One of the main challenges I encounter while using CSS Grid is of the nature of responsive design. I do not know if this problem is due to an immature understanding of CSS Grid, or more of a general setback for all parties involved.

As you try to adapt your website to smaller and smaller screens, font sizes become a problem, regardless of the units you put in use.

The reason why is that as the grid items' dimensions change, text that it occupies overflow, or for that matter, leaves a noticeable space which has to be repaired.

In the light of that, I resort to certain techniques such as to increase the font size when the text of the grid item fails to occupy semi-subjective required space for it to be not considered 'awkward', as the unused space is pushing down the next content even further than one would prefer.

This concludes with an unnatural amount of media queries, created, at certain breakpoints, especially for font sizes.

I am open to any feedback on this.


Great article, the examples really demonstrate the power of grids. I wish I could use CSS Grid at work but my work requires ie11. Does anyone know of a way to use CSS grid with ie11? I understand some features are supported but its very bare and not reliable.

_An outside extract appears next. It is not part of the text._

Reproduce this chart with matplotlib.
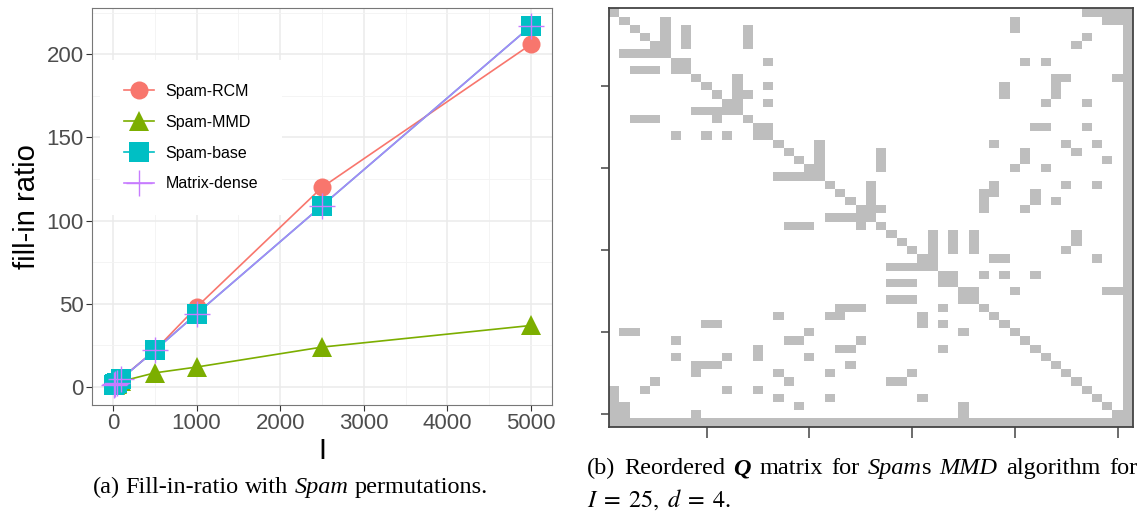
import matplotlib
matplotlib.use("Agg")
import matplotlib.pyplot as plt
from matplotlib.colors import ListedColormap
from matplotlib.ticker import MultipleLocator
import numpy as np

# fill-in ratio for each problem size I
sizes = [10, 25, 50, 100, 500, 1000, 2500, 5000]
spam_rcm = [1.2, 1.6, 2.8, 5.2, 22, 48, 120, 206]
spam_mmd = [1.0, 1.4, 2.0, 3.4, 8.5, 12, 24, 37]
spam_base = [1.1, 1.6, 2.7, 5.0, 22, 44, 109, 217]
matrix_dense = [1.1, 1.6, 2.7, 5.0, 22, 44, 109, 217]

series_names = ["Spam-RCM", "Spam-MMD", "Spam-base", "Matrix-dense"]
series_colors = ["#F8766D", "#7CAE00", "#00BFC4", "#C77CFF"]
series_markers = ["o", "^", "s", "+"]
series_msize = [13, 15, 14, 19]

# sparsity of the reordered Q: upper-triangle neighbours per row (1-based),
# the diagonal and the last row/column are fully populated
n_vars = 51
upper_nz = {
    1: [47, 48, 49, 50],
    2: [6, 40, 49, 50],
    3: [6, 8, 14, 40],
    4: [6, 8, 14, 47],
    5: [6, 8, 14, 46],
    7: [8, 16, 41, 43],
    9: [13, 44, 45, 50],
    10: [13, 16, 39, 44],
    11: [13, 14, 39, 44],
    12: [13, 16, 43, 47],
    15: [16, 42, 43, 47],
    17: [21, 38, 45, 48],
    18: [21, 27, 41, 46],
    19: [21, 27, 41, 49],
    20: [21, 27, 40, 43],
    22: [26, 38, 45, 48],
    23: [26, 37, 38, 42],
    24: [26, 37, 42, 44],
    25: [26, 27, 37, 41],
    28: [32, 34, 36, 46],
    29: [32, 34, 36, 46],
    30: [32, 34, 36, 45],
    31: [32, 38, 39, 48],
    33: [34, 37, 39, 42],
    35: [36, 40, 49, 50],
}

Q = np.eye(n_vars)
for r, cols in upper_nz.items():
    for c in cols:
        Q[r - 1, c - 1] = 1
        Q[c - 1, r - 1] = 1
Q[-1, :] = 1
Q[:, -1] = 1

plt.rcParams["mathtext.fontset"] = "stix"
fig = plt.figure(figsize=(11.47, 5.20), dpi=100)
W, H = 1147, 520

# ---- left panel: fill-in ratio ----
ax = fig.add_axes([92 / W, 1 - 405 / H, 460 / W, 397 / H])
all_series = [spam_rcm, spam_mmd, spam_base, matrix_dense]
for vals, col, name in zip(all_series, series_colors, series_names):
    alpha = 0.85 if name == "Matrix-dense" else 1.0
    ax.plot(sizes, vals, color=col, lw=1.2, alpha=alpha, zorder=2)
handles = []
for vals, col, mk, ms, name in zip(all_series, series_colors, series_markers,
                                   series_msize, series_names):
    ax.plot(sizes, vals, ls="none", marker=mk, ms=ms, color=col,
            mew=1.0 if mk == "+" else 0, zorder=3)
    handles.append(plt.Line2D([], [], color=col, lw=1.2, marker=mk, ms=ms,
                              mew=1.0 if mk == "+" else 0))

ax.set_xlim(-250, 5250)
ax.set_ylim(-10.8, 227.8)
ax.xaxis.set_major_locator(MultipleLocator(1000))
ax.xaxis.set_minor_locator(MultipleLocator(500))
ax.yaxis.set_major_locator(MultipleLocator(50))
ax.yaxis.set_minor_locator(MultipleLocator(25))
ax.grid(which="major", color="#EBEBEB", lw=1.1)
ax.grid(which="minor", color="#F3F3F3", lw=0.6)
ax.set_axisbelow(True)
for sp in ax.spines.values():
    sp.set_color("#777777")
    sp.set_linewidth(0.8)
ax.tick_params(which="major", length=4, width=0.8, color="#333333",
               labelsize=16, labelcolor="#4D4D4D", pad=2)
ax.tick_params(which="minor", length=0)
for lab in ax.get_xticklabels() + ax.get_yticklabels():
    lab.set_family("Liberation Sans")
ax.set_xlabel("I", fontsize=21, family="Liberation Sans", labelpad=2)
ax.set_ylabel("fill-in ratio", fontsize=21, family="Liberation Sans", labelpad=4)

leg = ax.legend(handles, series_names, loc="upper left",
                bbox_to_anchor=(0.017, 0.87), frameon=True, fancybox=False,
                edgecolor="none", facecolor="white", framealpha=1,
                prop={"family": "Liberation Sans", "size": 11.5},
                borderpad=1.5, labelspacing=1.0, handlelength=1.9,
                handletextpad=0.7, borderaxespad=0)

# ---- right panel: reordered Q pattern ----
ax2 = fig.add_axes([609 / W, 1 - 426.5 / H, 524 / W, 418.2 / H])
edges = np.arange(0.5, n_vars + 1.0)
ax2.pcolormesh(edges, edges, Q, cmap=ListedColormap(["white", "#BEBEBE"]),
               vmin=0, vmax=1, shading="flat", antialiased=False)
ax2.set_xlim(0.5, n_vars + 0.5)
ax2.set_ylim(n_vars + 0.5, 0.5)
ax2.set_xticks([10, 20, 30, 40, 50])
ax2.set_yticks([10, 20, 30, 40, 50])
ax2.set_xticklabels([])
ax2.set_yticklabels([])
ax2.tick_params(axis="x", length=8, width=1.1, color="#444444")
ax2.tick_params(axis="y", length=6, width=1.1, color="#444444")
for sp in ax2.spines.values():
    sp.set_color("#444444")
    sp.set_linewidth(1.3)

# ---- captions ----
serif = "Liberation Serif"
cap_size = 17.5
renderer = fig.canvas.get_renderer()


def text_width(s, **kw):
    t = fig.text(0, 0, s, fontsize=cap_size, family=serif, **kw)
    w = t.get_window_extent(renderer).width / fig.bbox.width
    t.remove()
    return w


def caption_line(x0, y, words, x1=None):
    space = text_width("a a") - text_width("aa")
    widths = [[text_width(s, **st) for s, st in word] for word in words]
    total = sum(sum(w) for w in widths) + space * (len(words) - 1)
    gap = space
    if x1 is not None and len(words) > 1:
        gap = space + ((x1 - x0) - total) / (len(words) - 1)
    x = x0
    for word, ws in zip(words, widths):
        for (s, st), w in zip(word, ws):
            fig.text(x, y, s, fontsize=cap_size, family=serif,
                     va="baseline", **st)
            x += w
        x += gap


rm = {}
it = {"style": "italic"}
bi = {"style": "italic", "weight": "bold"}

left_words = [[("(a)", rm)], [("Fill-in-ratio", rm)], [("with", rm)],
              [("Spam", it)], [("permutations.", rm)]]
lw_total = sum(text_width(s, **st) for w in left_words for s, st in w) \
    + (len(left_words) - 1) * (text_width("a a") - text_width("aa"))
caption_line(290 / W - lw_total / 2, 1 - 493 / H, left_words)

right_words = [[("(b)", rm)], [("Reordered", rm)], [("Q", bi)],
               [("matrix", rm)], [("for", rm)], [("Spam", it), ("s", rm)],
               [("MMD", it)], [("algorithm", rm)], [("for", rm)]]
caption_line(587 / W, 1 - 474 / H, right_words, x1=1137 / W)
fig.text(587 / W, 1 - 507 / H, r"$I\;=\;25,\;d\;=\;4$.", fontsize=cap_size,
         family=serif, va="baseline")

fig.savefig("out.png", dpi=100)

The way to handle IE 11 is to degrade gracefully.

IE11 is not a HTML5 browser, it is supported for legacy applications and Microsoft want people to use Edge.

Hence IE11 is never going to get grid. Ever.

So degraded means that you develop in your normal webkit/Firefox way and just change 'display: grid' to 'display: block' when you have it looking good in your dev browser. Then you look at how bad it is.

IE 11 does not need responsive so you just have to get it to be merely presentable and usable, not pixel perfect.

Lea Verou has some useful ideas on how to do this, check out any of her recent talks online to get an idea.


> Hence IE11 is never going to get grid.

IE11 actually has grid. As does IE10. Admittedly an older version. But it's a bit mean to call IE out on lack of standards support when they actually introduced grid in the first place.


Yes, but it's an outdated version of grid that doesn't work with the modern syntax. You can use autoprefixer to somewhat work around the differences.

https://medium.com/@elad/supporting-css-grid-in-internet-exp...


Thanks for this, though one thing from that article:

> CSS grid is fully supported in all main browsers: Chrome, Firefox, Safari, Edge including their mobile versions.

This isn't strictly true. On my last "Can I get away with deploying CSS Grid on my site yet?" check, IE wasn't even a of real concern. What was was the not insignificant number of mobile and old version of Chrome/Safari/etc browsers that don't support it.


Safari on 32 bit iPads. I don't care about them for what I am doing.

Can you tell me of any other hold ups? I am not familiar with Apple phones or Android phones stuck on legacy browsers. Is there anything I need to know?

I am okay with not supporting IE.


Then go for it!

I think my number, across unsupported browsers, was around 10% or something. Not a huge number, but that's 10% potential lost clients.


My strategy is to check if CSS Grid is available using Javascript ; if not , then use flexbox . The layout might look off but the page is still usable. And you dont have to redo your page when the IE11 finally does go away.


autoprefixer helps a lot. A few days ago, I just used css grid to layout a few elements and it's working on ie10/11


Lost me at grid lines. Maybe add some overlay actual lines to clearify?